Live evidence on the lab fleet: 28 / 28 Claude DLP cases pass — 14 BLOCK, 14 ALLOW — with HTTP/2 transport intact.
H1 pipelining boundary walker for cached keep-alive TCPs — the path Chrome uses to dodge naïve inline inspectors.
Authoritative dlpd verdict overlay — the same daemon scores every flow, the engine cannot silently disagree.

OPERATING POSTURE

Three modes. Same engine. No reconfig.

Roll out the AI Gateway the way the team is ready to absorb it — observe first, redact next, block last. The pipeline is the same; only the action verb changes.

Audit

mode · monitor

See, don’t block

Inline taps every AI request, runs the full DLP layer, writes to the audit plane.
Action = ALLOW + LOG by default — zero user impact.
Surfaces the top five offenders, top five data classes, and top five providers in week one.
Compliance teams get evidence; security teams get a baseline.

Know what you don’t know.

Coach

mode · coach

Redact and redirect

PII and secrets are stripped from the prompt before it reaches the provider.
High-risk prompts are redirected to an on-prem or tenant-controlled LLM.
The user sees a short coaching message — no support ticket needed.
Audit plane keeps the full match context for the security team.

Productivity intact, exfil neutralised.

Enforce

mode · enforce

Block the leak, page the team

High-confidence matches (source code, credentials, regulated PII) get HTTP 403 or TCP RST.
Escalate webhook fires to SIEM / SOAR / on-call in under a second.
Per-user step-up: a repeat offender drops to ‘coach’ until reviewed.
Same policy.json — only the action verb flips from log to block.

Stop the exfil before the response loads.

FAQ

What people ask the second they see this.

›Does Zedmos send our prompts to a third party?

No. Detection happens on the same appliance: Hyperscan regex in-process, qwen2.5:7b LLM verdict via local Ollama on the box’s GPU. The prompt is only forwarded to the AI provider if the policy allows it.

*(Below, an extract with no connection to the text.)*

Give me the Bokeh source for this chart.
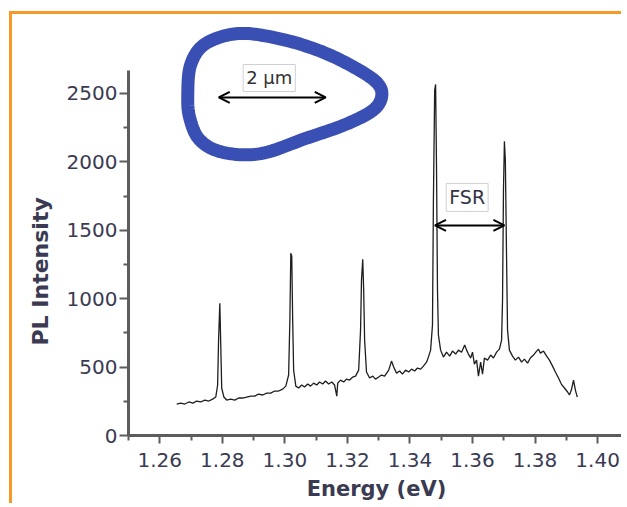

›What about HTTPS — can you even see the prompt?

Yes. The engine TLS-bumps the connection with a CA the company controls. The browser sees a valid Zedmos-signed certificate; the engine sees the cleartext prompt; the AI provider sees the same prompt re-encrypted with their own TLS. No data leaves the box that the policy did not permit.

›Will ChatGPT or Claude break?

No. Zedmos runs full HTTP/2 with header mirroring, ALPN mirror, grpc trailers, and 1xx Early-Hints handling. The lab fleet uses the real apps every day — 28 / 28 Claude DLP cases pass with the chat UI fully functional.

›How fast does this add latency to the user?

Sub-millisecond on the deterministic layer (Hyperscan averages ~0.74 ms p50 on the test fleet). The LLM layer is opt-in per rule and adds 200–400 ms warm; we recommend it on ‘paste-shaped’ POST bodies only, not on every keystroke.

›Can we add an AI service we built in-house?

Yes. policies.json::ai_gateway.rules[] is the public API. Add the SNI, paths, methods, scope and action. The engine reloads atomically — no recompile, no restart, no agent push.

›Does the user know they were blocked?

Your choice. BLOCK · 403 returns a branded coaching page. BLOCK · RST is silent. REDACT is transparent — the user sees the answer, just without the SSN. ESCALATE is invisible to the user but loud to the SOC.